Di fronte alla crisi di alcuni ordini tradizionali si riscontrano nuove forme di vita consacrata. Quale rapporto esiste tra antico e nuovo?

Non so se questa è un'immagine esatta, ma vedo la ricchezza della vita consacrata come un ecosistema. Nella nostra epoca siamo molto sensibili all'ecologia e credo che esista anche una sorta di ecologia ecclesiale. Gli scienziati confermano che la varietà delle specie di flora e di fauna garantisce il futuro di un ecosistema. Da qui la preoccupazione allorquando sparisce o viene minacciata una di esse. Allo stesso modo, la Chiesa deve preoccuparsi quando alcune forme di vita consacrata si trovano a rischio di estinzione, perché questa ecologia ecclesiale è formata da un'ampia varietà. Nella prima lettera ai Corinzi san Paolo scrive che ci sono molti doni, ma unico è lo Spirito che suscita e guida questi doni. Per questo la Chiesa deve ringraziare Dio per il dono delle nuove forme di vita consacrata e non lasciarle sparire senza preoccuparsene, perché ognuna di esse ha un contributo specifico da offrire alla comunità ecclesiale.
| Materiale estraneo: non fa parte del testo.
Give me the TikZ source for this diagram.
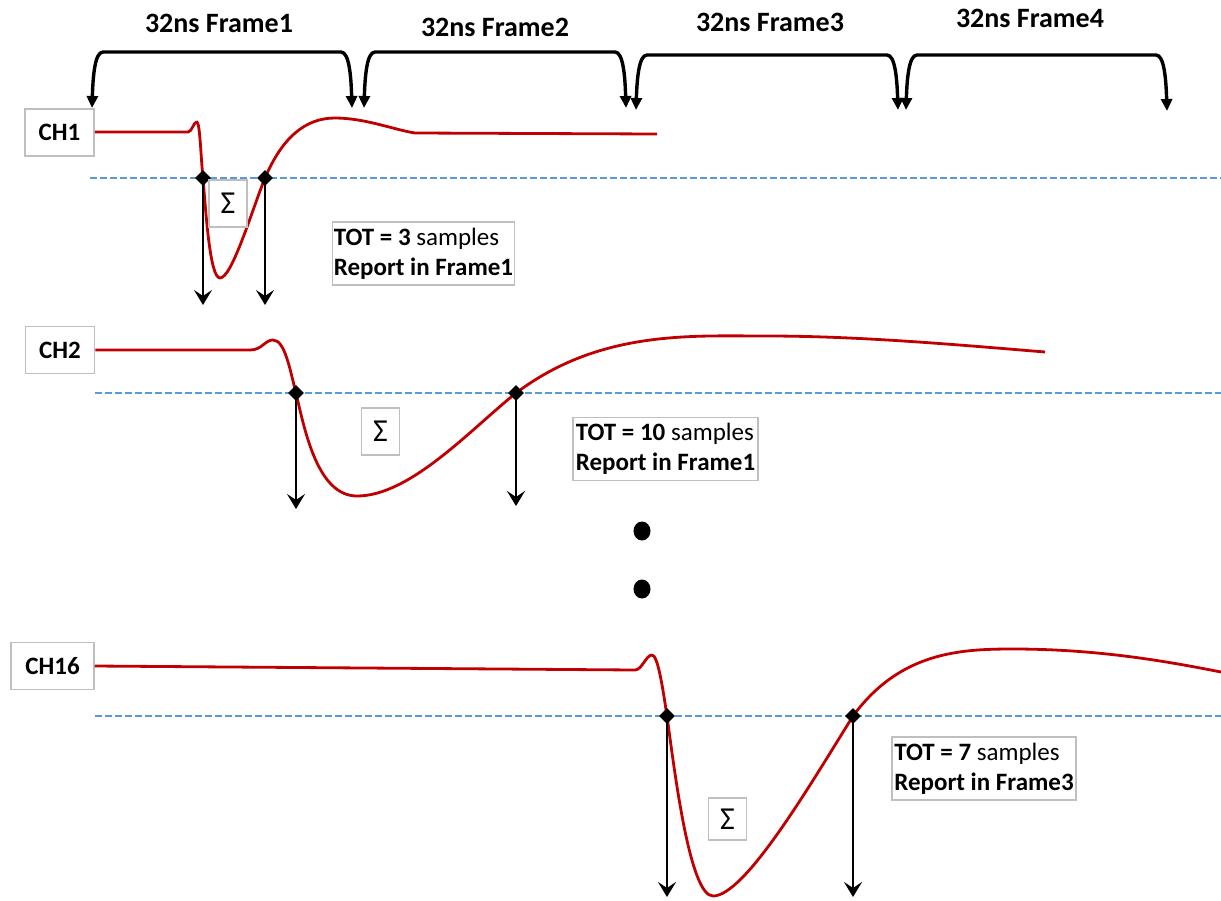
\documentclass[tikz,border=0pt]{standalone}
\usepackage{fontspec}
\setmainfont{Carlito}
\usetikzlibrary{arrows.meta,shapes.geometric}
\definecolor{sigred}{HTML}{C00000}
\definecolor{thrblue}{HTML}{5B9BD5}
\definecolor{boxgray}{HTML}{BFBFBF}
\begin{document}
\begin{tikzpicture}[x=1pt,y=-1pt,
  framebrace/.style={line width=3.4pt,line join=round,
    {Triangle[length=12pt,width=11pt]}-{Triangle[length=12pt,width=11pt]}},
  framelbl/.style={font=\fontsize{28}{34}\selectfont\bfseries,inner sep=0pt},
  chbox/.style={draw=boxgray,line width=1.5pt,font=\fontsize{25}{30}\selectfont\bfseries,
    minimum width=69pt,minimum height=47pt,inner sep=0pt},
  sigmabox/.style={draw=boxgray,line width=1.5pt,font=\fontsize{32}{36}\selectfont,
    minimum width=38pt,minimum height=47pt,inner sep=0pt},
  totbox/.style={draw=boxgray,line width=1.5pt,font=\fontsize{25}{30}\selectfont\bfseries,
    align=left,inner xsep=1.5pt,inner ysep=0pt,minimum height=63pt},
  signal/.style={sigred,line width=2.8pt,line join=round},
  thresh/.style={thrblue,line width=2.2pt,dash pattern=on 7pt off 3pt},
  cross/.style={diamond,fill=black,minimum size=16pt,inner sep=0pt},
  downarrow/.style={black,line width=2.2pt,-{Stealth[length=15pt,width=18pt,inset=6pt]}},
  dotmark/.style={ellipse,fill=black,minimum width=17pt,minimum height=19pt,inner sep=0pt}
]
\useasboundingbox (0,0) rectangle (1221,900);

% frame labels
\node[framelbl] (f1) at (219,23) {32ns Frame1};
\node[framelbl] (f2) at (495,27) {32ns Frame2};
\node[framelbl] (f3) at (770,22) {32ns Frame3};
\node[framelbl] (f4) at (1030,18) {32ns Frame4};

% brace tips
\coordinate (b1l) at (92,108);  \coordinate (b1r) at (352,108);
\coordinate (b2l) at (364,108); \coordinate (b2r) at (626,108);
\coordinate (b3l) at (636,110); \coordinate (b3r) at (898,110);
\coordinate (b4l) at (906,110); \coordinate (b4r) at (1167,111);

\draw[framebrace] (b1l) .. controls (93,75) and (95,52) .. (103,52) -- (341,52) .. controls (349,52) and (351,75) .. (b1r);
\draw[framebrace] (b2l) .. controls (365,75) and (367,52) .. (375,52) -- (615,52) .. controls (623,52) and (625,75) .. (b2r);
\draw[framebrace] (b3l) .. controls (637,78) and (639,55) .. (647,55) -- (887,55) .. controls (895,55) and (897,78) .. (b3r);
\draw[framebrace] (b4l) .. controls (907,78) and (909,55) .. (917,55) -- (1156,55) .. controls (1164,55) and (1166,78) .. (b4r);

% ---------------- CH1 ----------------
\node[chbox] (ch1) at (59.5,132.5) {CH1};
\coordinate (t1s) at (90,178); \coordinate (t1e) at (1221,178);
\draw[thresh] (t1s) -- (t1e);
\coordinate (c1a) at (203,178); \coordinate (c1b) at (265,178);
\coordinate (s1e) at (657,134);
\draw[signal] (ch1.east |- 0,132) -- (188,132) .. controls (192,132) and (194,121) .. (197,122)
  .. controls (200,123) and (201,160) .. (c1a)
  .. controls (206,214) and (210,278) .. (220,278)
  .. controls (232,278) and (252,210) .. (c1b)
  .. controls (282,138) and (305,118) .. (335,118)
  .. controls (365,118) and (395,130) .. (415,133) -- (s1e);
\node[cross] (d1a) at (c1a) {};
\node[cross] (d1b) at (c1b) {};
\coordinate (e1a) at (203,305); \coordinate (e1b) at (265,305);
\draw[downarrow] (d1a.center) -- (e1a);
\draw[downarrow] (d1b.center) -- (e1b);
\node[sigmabox] (sg1) at (228,203.5) {Σ};
\node[totbox,minimum width=181pt] (tot1) at (423.5,253.5) {TOT = 3 {\mdseries samples}\\Report in Frame1};

% ---------------- CH2 ----------------
\node[chbox] (ch2) at (60,350) {CH2};
\coordinate (t2s) at (95,393); \coordinate (t2e) at (1221,393);
\draw[thresh] (t2s) -- (t2e);
\coordinate (c2a) at (296,393); \coordinate (c2b) at (516,393);
\coordinate (s2e) at (1045,352);
\draw[signal] (ch2.east |- 0,350) -- (250,350) .. controls (262,350) and (265,340) .. (273,340)
  .. controls (285,340) and (290,370) .. (c2a)
  .. controls (305,432) and (318,496) .. (357,496)
  .. controls (410,496) and (470,430) .. (c2b)
  .. controls (600,330) and (690,336) .. (767,336)
  .. controls (860,336) and (960,345) .. (s2e);
\node[cross] (d2a) at (c2a) {};
\node[cross] (d2b) at (c2b) {};
\coordinate (e2a) at (296,509); \coordinate (e2b) at (516,506);
\draw[downarrow] (d2a.center) -- (e2a);
\draw[downarrow] (d2b.center) -- (e2b);
\node[sigmabox] (sg2) at (380.5,431.5) {Σ};
\node[totbox,minimum width=185pt] (tot2) at (665.5,449) {TOT = 10 {\mdseries samples}\\Report in Frame1};

% dots
\node[dotmark] (dot1) at (642,531) {};
\node[dotmark] (dot2) at (642,589) {};

% ---------------- CH16 ----------------
\node[chbox,minimum width=83pt] (ch16) at (52.5,666) {CH16};
\coordinate (t3s) at (95,716); \coordinate (t3e) at (1221,716);
\draw[thresh] (t3s) -- (t3e);
\coordinate (c3a) at (667,716); \coordinate (c3b) at (853,716);
\coordinate (s3e) at (1221,672);
\draw[signal] (ch16.east |- 0,666) -- (635,670) .. controls (642,670) and (646,655) .. (652,655)
  .. controls (658,655) and (663,690) .. (c3a)
  .. controls (675,775) and (690,896) .. (713,896)
  .. controls (745,896) and (810,785) .. (c3b)
  .. controls (900,652) and (960,649) .. (1013,649)
  .. controls (1100,649) and (1170,662) .. (s3e);
\node[cross] (d3a) at (c3a) {};
\node[cross] (d3b) at (c3b) {};
\coordinate (e3a) at (667,897); \coordinate (e3b) at (853,897);
\draw[downarrow] (d3a.center) -- (e3a);
\draw[downarrow] (d3b.center) -- (e3b);
\node[sigmabox,minimum height=42pt] (sg3) at (727.5,819) {Σ};
\node[totbox,minimum width=184pt] (tot3) at (984,768.5) {TOT = 7 {\mdseries samples}\\Report in Frame3};
\end{tikzpicture}
\end{document}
Qual è attualmente il rapporto tra vita consacrata e i movimenti sorti negli ultimi decenni?

Il dialogo tra i nuovi movimenti ecclesiali e gli istituti tradizionali può essere molto utile. Ricordo di aver visitato poco tempo fa un monastero contemplativo dove le monache erano tutte giovani. È bello certamente vedere una comunità del genere. Anche se non bisogna trascurare il rovescio della medaglia. Laddove non ci sono monache anziane, può mancare l'esperienza e la guida nei momenti di crisi. Allo stesso modo, credo che nella Chiesa il dialogo tra i nuovi movimenti ecclesiali e gli ordini tradizionali possa essere di aiuto reciproco: ai primi serve per superare le crisi, ai secondi per scoprire nuove energie ed essere più coerenti con l'ispirazione del fondatore.